__Short task__:
Omit the pictures and print exactly the lines of the listing below, starting at the first and ending at the line containing "const seriesNames = ['(+)-gossypol', '(-)".

[Code that draws figures]
============================================================

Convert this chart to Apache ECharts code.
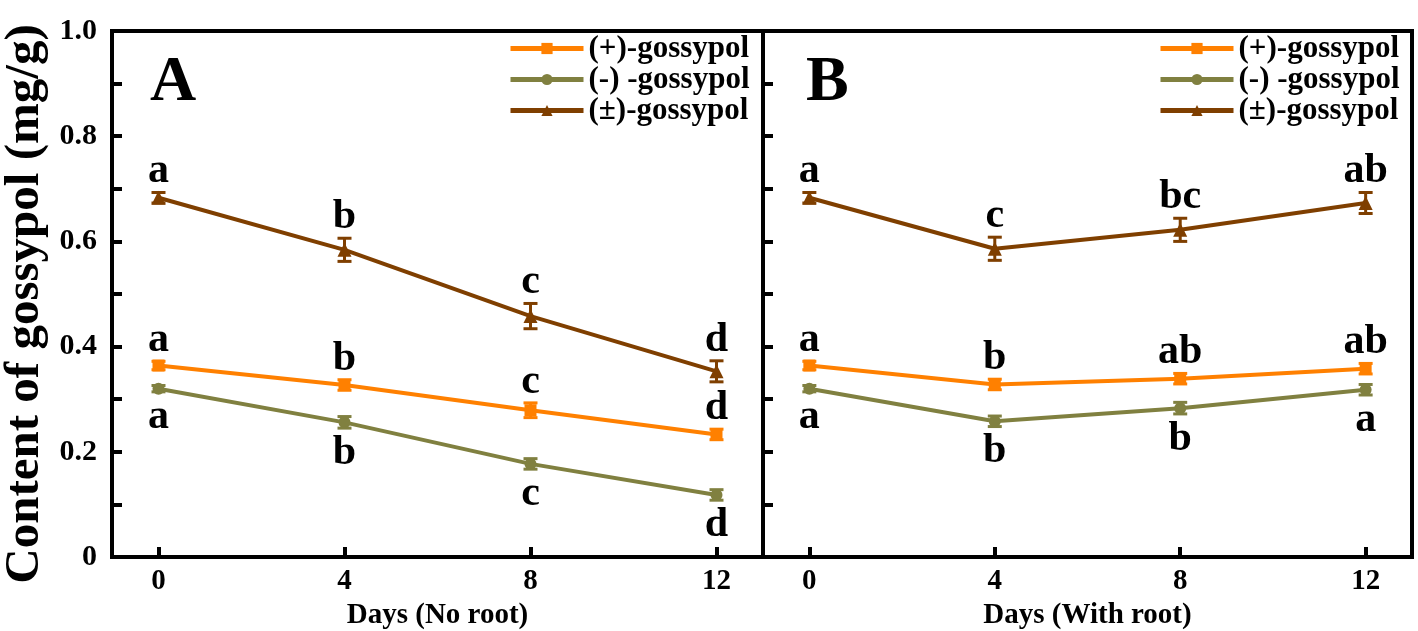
<!DOCTYPE html>
<html>
<head>
<meta charset="utf-8">
<script src="https://cdn.jsdelivr.net/npm/echarts@6/dist/echarts.min.js"></script>
<style>
html,body{margin:0;padding:0;background:#fff;}
#chart{width:1418px;height:631px;}
</style>
</head>
<body>
<div id="chart"></div>
<script>
// ---- data ----
const days = [0, 4, 8, 12];
const seriesNames = ['(+)-gossypol', '(-) -gossypol', '(±)-gossypol'];

// Panel A (No root)
const plusA = [0.364, 0.327, 0.279, 0.233];
const plusErrA = [0.008, 0.010, 0.014, 0.010];
const minusA = [0.320, 0.256, 0.177, 0.118];
const minusErrA = [0.006, 0.011, 0.010, 0.010];
const racA = [0.683, 0.584, 0.458, 0.353];
const racErrA = [0.010, 0.022, 0.024, 0.020];
const plusLetA = ['a', 'b', 'c', 'd'];
const minusLetA = ['a', 'b', 'c', 'd'];
const racLetA = ['a', 'b', 'c', 'd'];

// Panel B (With root)
const plusB = [0.364, 0.328, 0.339, 0.358];
const plusErrB = [0.008, 0.010, 0.010, 0.010];
const minusB = [0.320, 0.258, 0.283, 0.318];
const minusErrB = [0.006, 0.010, 0.011, 0.010];
const racB = [0.683, 0.586, 0.622, 0.673];
const racErrB = [0.010, 0.022, 0.022, 0.020];
const plusLetB = ['a', 'b', 'ab', 'ab'];
const minusLetB = ['a', 'b', 'b', 'a'];
const racLetB = ['a', 'c', 'bc', 'ab'];

const yTicks = [0, 0.2, 0.4, 0.6, 0.8, 1.0];
const xTitles = ['Days (No root)', 'Days (With root)'];
const yTitle = 'Content of gossypol (mg/g)';
const panelLetters = ['A', 'B'];

// ---- styles ----
const FONT = '"Liberation Serif", "Times New Roman", serif';
const colors = ['#FF8000', '#808040', '#7F3F00'];
const symbols = ['rect', 'circle', 'triangle'];

function pairs(vals) { return days.map((d, i) => [d, vals[i]]); }

function lineSeries(idx, vals, gi) {
  return {
    type: 'line', name: seriesNames[idx], xAxisIndex: gi, yAxisIndex: gi,
    data: pairs(vals), symbol: symbols[idx], symbolSize: idx === 2 ? 14 : 12,
    color: colors[idx],
    lineStyle: { width: 4, color: colors[idx] },
    itemStyle: { color: colors[idx] },
    z: 3, animation: false
  };
}
function errSeries(idx, vals, errs, gi) {
  return {
    type: 'custom', name: 'err' + idx + '_' + gi, xAxisIndex: gi, yAxisIndex: gi,
    data: days.map((d, i) => [d, vals[i] - errs[i], vals[i] + errs[i]]),
    renderItem: function (params, api) {
      const lo = api.coord([api.value(0), api.value(1)]);
      const hi = api.coord([api.value(0), api.value(2)]);
      const hw = 7;
      const st = { stroke: colors[idx], lineWidth: 3 };
      return { type: 'group', children: [
        { type: 'line', shape: { x1: lo[0], y1: lo[1], x2: hi[0], y2: hi[1] }, style: st },
        { type: 'line', shape: { x1: lo[0] - hw, y1: lo[1], x2: lo[0] + hw, y2: lo[1] }, style: st },
        { type: 'line', shape: { x1: hi[0] - hw, y1: hi[1], x2: hi[0] + hw, y2: hi[1] }, style: st }
      ]};
    },
    z: 4, animation: false, silent: true
  };
}
function letterSeries(vals, errs, letters, gi, below) {
  return {
    type: 'scatter', name: 'lbl_' + gi + (below ? 'b' : 't') + letters.join(''),
    xAxisIndex: gi, yAxisIndex: gi, symbolSize: 0,
    itemStyle: { opacity: 1, color: 'rgba(0,0,0,0)' },
    data: days.map((d, i) => ({ value: [d, below ? vals[i] - errs[i] : vals[i] + errs[i]], lt: letters[i] })),
    label: {
      show: true, position: below ? 'bottom' : 'top', distance: below ? 4 : 0,
      formatter: p => p.data.lt, opacity: 1,
      fontFamily: FONT, fontWeight: 'bold', fontSize: 42, color: '#000'
    },
    z: 5, animation: false, silent: true
  };
}

const gridTop = 31, gridBottom = 74;
const grids = [
  { left: 112, right: 1418 - 763, top: gridTop, bottom: gridBottom, show: true, borderColor: '#000', borderWidth: 4, outerBoundsMode: 'none', containLabel: false },
  { left: 763, right: 6, top: gridTop, bottom: gridBottom, show: true, borderColor: '#000', borderWidth: 4, outerBoundsMode: 'none', containLabel: false }
];

function xAx(gi) {
  return {
    type: 'value', gridIndex: gi, min: -1, max: 13,
    name: xTitles[gi], nameLocation: 'middle', nameGap: 35,
    nameTextStyle: { fontFamily: FONT, fontWeight: 'bold', fontSize: 29, color: '#000' },
    axisLine: { show: true, onZero: false, lineStyle: { color: '#000', width: 4 } },
    axisTick: { show: true, inside: true, length: 10, lineStyle: { width: 4, color: '#000' }, customValues: days },
    axisLabel: { show: true, customValues: days, margin: 10, fontFamily: FONT, fontWeight: 'bold', fontSize: 29, color: '#000' },
    splitLine: { show: false }
  };
}
function yAx(gi) {
  return {
    type: 'value', gridIndex: gi, min: 0, max: 1, interval: 0.2,
    name: gi === 0 ? yTitle : '', nameLocation: 'middle', nameGap: 62,
    nameTextStyle: { fontFamily: FONT, fontWeight: 'bold', fontSize: 49, color: '#000', padding: [0, 20, 0, 0] },
    axisLine: { show: true, onZero: false, lineStyle: { color: '#000', width: 4 } },
    axisTick: { show: true, inside: true, length: 10, lineStyle: { width: 4, color: '#000' } },
    minorTick: { show: true, splitNumber: 2, length: 10, lineStyle: { width: 4, color: '#000' } },
    axisLabel: {
      show: gi === 0, margin: 15, fontFamily: FONT, fontWeight: 'bold', fontSize: 30, color: '#000',
      formatter: v => (v === 0 ? '0' : v.toFixed(1))
    },
    splitLine: { show: false }
  };
}

const series = [];
[[plusA, plusErrA, minusA, minusErrA, racA, racErrA, plusLetA, minusLetA, racLetA],
 [plusB, plusErrB, minusB, minusErrB, racB, racErrB, plusLetB, minusLetB, racLetB]].forEach((p, gi) => {
  series.push(lineSeries(0, p[0], gi), lineSeries(1, p[2], gi), lineSeries(2, p[4], gi));
  series.push(errSeries(0, p[0], p[1], gi), errSeries(1, p[2], p[3], gi), errSeries(2, p[4], p[5], gi));
  series.push(letterSeries(p[0], p[1], p[6], gi, false));
  series.push(letterSeries(p[2], p[3], p[7], gi, true));
  series.push(letterSeries(p[4], p[5], p[8], gi, false));
});

function legendAt(left) {
  return {
    data: seriesNames, orient: 'vertical', left: left, top: 28,
    itemWidth: 73, itemHeight: 14, itemGap: 0,
    lineStyle: { width: 5 },
    textStyle: { fontFamily: FONT, fontWeight: 'bold', fontSize: 31, color: '#000' },
    selectedMode: false
  };
}

const chart = echarts.init(document.getElementById('chart'), null, { renderer: 'canvas' });
chart.setOption({
  animation: false,
  backgroundColor: '#fff',
  grid: grids,
  xAxis: [xAx(0), xAx(1)],
  yAxis: [yAx(0), yAx(1)],
  legend: [legendAt(503), legendAt(1153)],
  graphic: [
    { type: 'text', left: 150, top: 51, style: { text: panelLetters[0], font: 'bold 64px ' + FONT, fill: '#000' } },
    { type: 'text', left: 806, top: 51, style: { text: panelLetters[1], font: 'bold 64px ' + FONT, fill: '#000' } }
  ],
  series: series
});
</script>
</body>
</html>
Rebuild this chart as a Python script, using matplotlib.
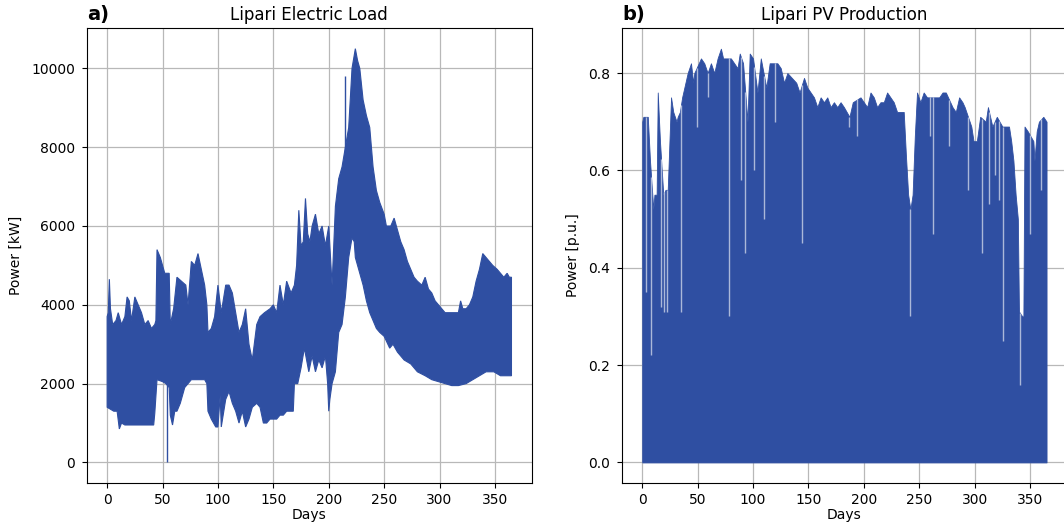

============================================================

__Solution for this exercise__:
Convert this chart to Apache ECharts code.
<!DOCTYPE html>
<html>
<head>
<meta charset="utf-8">
<script src="https://cdn.jsdelivr.net/npm/echarts@6/dist/echarts.min.js"></script>
<style>
html,body{margin:0;padding:0;background:#fff;}
#chart{width:1418px;height:631px;}
</style>
</head>
<body>
<div id="chart"></div>
<script>
// ---- data ----
const days = [0, 4, 8, 12];
const seriesNames = ['(+)-gossypol', '(-) -gossypol', '(±)-gossypol'];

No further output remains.